Putih Jelita Era Belanda
Kulit putih ala perempuan Eropa, bukan kulit terang, merupakan identifikasi kecantikan semasa kolonial Belanda.
KEMOLEKAN wajah aktris Hollywood Jean Arthur menghiasi salahsatu halaman Majalah Pandji Poestaka tahun 1940. Jean tak sedang menjadi pemberitaan tapi menjadi model iklan salahsatu produk sabun mandi.
Kulit putih Jean merupakan daya tarik luar biasa. Hal itu yang dijadikan dagangan oleh produsen sebagaimana dimuat teks di iklan, produk tersebut bisa menghaluskan kulit. Untuk memperkuat brand, produsen mengklaim produknya dipakai sembilan dari 10 bintang film dunia. Tentu saja, sembilan bintang film itu dari ras Kaukasia.
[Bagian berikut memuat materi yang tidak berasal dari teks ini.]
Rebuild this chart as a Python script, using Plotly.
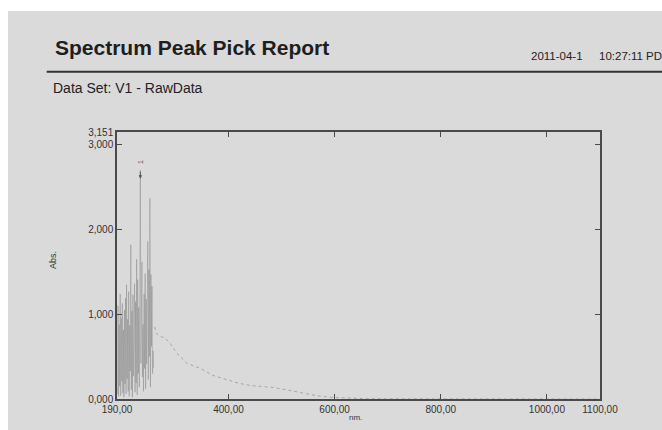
import plotly.graph_objects as go

# Raw absorbance spectrum, noisy region in the deep UV (1 nm steps)
noise_nm = list(range(191, 260))
noise_abs = [60, 1100, 30, 880, 150, 1240, 40, 960, 210, 1130,
             70, 820, 20, 1050, 180, 1190, 60, 1350, 240, 940,
             90, 1270, 30, 870, 330, 1820, 110, 1040, 20, 1230,
             270, 960, 1360, 80, 1150, 190, 1650, 50, 1410, 300,
             1080, 140, 1560, 2700, 420, 1320, 1620, 260, 880, 90,
             1240, 360, 1480, 120, 1180, 410, 1390, 1860, 230, 1530,
             500, 2370, 140, 1470, 620, 1330, 300, 570, 370]

# Smooth tail of the spectrum
curve_nm = [261, 264, 270, 276, 281, 290, 303, 322, 347, 371, 390, 398,
            420, 441, 462, 484, 508, 533, 565, 596, 630, 660, 700, 750,
            800, 850, 900, 950, 1000, 1050, 1100]
curve_abs = [850, 775, 745, 730, 716, 657, 538, 420, 361, 278, 243, 219,
             185, 160, 146, 136, 110, 77, 40, 18, 8, 4, 2, 1,
             0, 0, 0, 0, 0, 0, 0]

# Picked peak
peak_nm = [234]
peak_abs = [2700]
peak_ids = ["1"]

x_ticks = [190, 400, 600, 800, 1000, 1100]
x_labels = ["190,00", "400,00", "600,00", "800,00", "1000,00", "1100,00"]
y_ticks = [0, 1000, 2000, 3000, 3151]
y_labels = ["0,000", "1,000", "2,000", "3,000", "3,151"]

BG = "#dadada"
INK = "#4a4a4a"
FONT = "Liberation Sans, Arial, sans-serif"

fig = go.Figure()
fig.add_trace(go.Scatter(x=noise_nm, y=noise_abs, mode="lines",
                         line=dict(color="rgba(110,110,110,0.55)", width=0.6),
                         hoverinfo="skip", showlegend=False))
fig.add_trace(go.Scatter(x=curve_nm, y=curve_abs, mode="lines",
                         line=dict(color="#a6a6a6", width=1, dash="dot"),
                         hoverinfo="skip", showlegend=False))

L, R, T, B = 117, 62, 132, 31
W, H = 662, 430
PW, PH = W - L - R, H - T - B


def px(x):
    return (x - L) / PW


def py(y):
    return (H - B - y) / PH


annotations = []
# peak arrow and number
for nm, ab, pid in zip(peak_nm, peak_abs, peak_ids):
    annotations.append(dict(x=nm, y=ab - 100, ax=nm, ay=ab, axref="x", ayref="y",
                            xref="x", yref="y", text="", showarrow=True,
                            arrowhead=2, arrowsize=0.7, arrowwidth=1,
                            arrowcolor="#555"))
    annotations.append(dict(x=nm, y=ab + 100, xref="x", yref="y", text=pid,
                            showarrow=False, textangle=-90,
                            font=dict(size=7, color="#555", family=FONT)))

annotations += [
    dict(x=px(53), y=py(48), xref="paper", yref="paper", xanchor="left",
         yanchor="middle", text="<b>Spectrum Peak Pick Report</b>", showarrow=False,
         font=dict(size=21, color="#1e1e1e", family=FONT)),
    dict(x=px(529), y=py(56), xref="paper", yref="paper", xanchor="left",
         yanchor="middle", text="2011-04-1", showarrow=False,
         font=dict(size=11.5, color="#222", family=FONT)),
    dict(x=px(597), y=py(56), xref="paper", yref="paper", xanchor="left",
         yanchor="middle", text="10:27:11 PD", showarrow=False,
         font=dict(size=11.5, color="#222", family=FONT)),
    dict(x=px(50.7), y=py(88.5), xref="paper", yref="paper", xanchor="left",
         yanchor="middle", text="Data Set: V1 - RawData", showarrow=False,
         font=dict(size=14, color="#222", family=FONT)),
    dict(x=px(53), y=py(260), xref="paper", yref="paper", xanchor="center",
         yanchor="middle", text="Abs.", textangle=-90, showarrow=False,
         font=dict(size=9, color="#333", family=FONT)),
    dict(x=px(355), y=py(417), xref="paper", yref="paper", xanchor="center",
         yanchor="middle", text="nm.", showarrow=False,
         font=dict(size=8, color="#333", family=FONT)),
]

shapes = [
    # rule under the header
    dict(type="line", xref="paper", yref="paper", x0=px(46.7), x1=px(662),
         y0=py(71.7), y1=py(71.7), line=dict(color="#333", width=2)),
    # white page edges
    dict(type="rect", xref="paper", yref="paper", x0=px(0), x1=px(662),
         y0=py(11), y1=py(0), fillcolor="white", line=dict(width=0)),
    dict(type="rect", xref="paper", yref="paper", x0=px(0), x1=px(8),
         y0=py(430), y1=py(0), fillcolor="white", line=dict(width=0)),
]

fig.update_layout(
    width=W, height=H,
    margin=dict(l=L, r=R, t=T, b=B),
    paper_bgcolor=BG, plot_bgcolor=BG,
    font=dict(family=FONT, color="#333"),
    annotations=annotations,
    shapes=shapes,
    xaxis=dict(range=[190, 1100], tickvals=x_ticks, ticktext=x_labels,
               showgrid=False, zeroline=False, showline=True, linecolor=INK,
               linewidth=1.5, mirror="ticks", ticks="inside", ticklen=5,
               tickcolor=INK, tickwidth=1.2, tickfont=dict(size=10, color="#333")),
    yaxis=dict(range=[0, 3151], tickvals=y_ticks, ticktext=y_labels,
               showgrid=False, zeroline=False, showline=True, linecolor=INK,
               linewidth=1.5, mirror="ticks", ticks="inside", ticklen=5,
               tickcolor=INK, tickwidth=1.2, tickfont=dict(size=10, color="#333")),
)

fig.write_html("out.html")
Di tahun 1900-an, hanya perempuan-perempuan Eropa yang bisa tampil di media massa sebagai model iklan. Berbagai media yang memampang iklan produk-produk kecantikan selalu menampilkan perempuan Eropa meski iklan-iklan itu menggunakan bahasa Melayu. Selain iklan yang dibintangi Jean tadi, ada iklan dari produk pesaing yang dimuat Bintang Hindia pada 1928. Teks iklan itu menyebut produknya bisa membuat wajah bercahaya dan bersih. Selain mempromosikan produknya, iklan itu mengkampanyekan bahwa perempuan cantik adalah perempuan yang mirip model iklannya.
“Jadi dari zaman Belanda sudah ada produk dan wacana kecantikan. Tiap zaman itu membawa gagasan yang berbeda dan produk yang berbeda,” kata Luh Ayu Saraswati, dosen Kajian Perempuan Universitas Hawaii.
Gagasan tentang perempuan Kaukasia lebih cantik dibanding ras lain sejalan dengan watak rasis kolonialis Inggris dan Belanda. Keduanya mengaggap orang kulit putih lebih superior sehingga konsep kecantikan ideal pun diwakili perempuan Eropa.
Hannah Aidinal Al Rashid menulis dalam disertasinya, “Putih Cantik: Persepsi Kecantikan dan Obsesi Orang Indonesia untuk Memiliki Kulit Putih”, superioritas itu berpengaruh besar pada persepsi kecantikan orang Indonesia. Pada masa kolonial, perempuan Kaukasia berkulit teranglah yang dianggap sebagai simbol kecantikan. Belanda juga berpendapat bahwa orang kulit putih adalah ras yang lebih berkuasa, dan orang pribumi dengan kulitnya lebih gelap statusnya lebih rendah.
“Kolonialisasi juga masuk di ruang afek, masuk ke ranah emosi. Jadi kita selalu melihat perempuan dan laki-laki yang berkulit terang (putih) berarti mereka superior. Itu sebenarnya sesuatu yang dikampanyekan, bukan secara alamiah atau naluri orang kulit putih lebih pintar atau superior,” kata Luh Ayu.
Semakin banyak perempuan Eropa yang datang ke negeri jajahan pasca-dibukanya Terusan Suez makin mendukung wacana kecantikan Kaukasia. Hal itu makin diperkuat dengan pelaksanaan Politik Etis, yang memungkinkan kalangan terpandang, termasuk perempuan, mengenyam pendidikan. Beberapa perempuan yang sudah bisa baca-tulis itu mengoleksi majalah perempuan.
Tanpa mereka sadari, majalah perempuan menjadi agen yang membentuk persepsi mereka akan kecantikan. Berbagai iklan produk kecantikan dengan pesan putih sebagai warna kulit dambaan terus mengisi memori mereka, yang kemudian ikut menyebarluaskan kepada lingkungan sekitar.
Alhasil, cantik yang melekat di memori masyarakat adalah yang berkulit putih ala perempuan Eropa (ras). Itu berbeda dari konsep cantik masa prakolonial, di mana putih berarti kulit terang, tidak melekat pada ras Kaukasia.
“Sebenarnya pemutih itu mulanya buat orang-orang Kaukasia di masa kolonial. Kalau di Amerika, pemutih kulit itu dulu dilarang banget buat budak. Mereka nggak mau para budak memutihkan kulit mereka,” kata Ayu.
Di masa tersebut, terang Ayu, sudah ada persaingan wacana kecantikan perempuan. Namun, perempuan Kaukasialah yang dijadikan simbol cantik idaman karena mereka sedang memantapkan dominasi di bidang politik, ekonomi, dan budaya. “Ketika zaman Belanda, masuk gagasan kecantikan bahwa perempuan Kaukasia yang kulitnya putih, dia yang lebih cantik,” kata Ayu.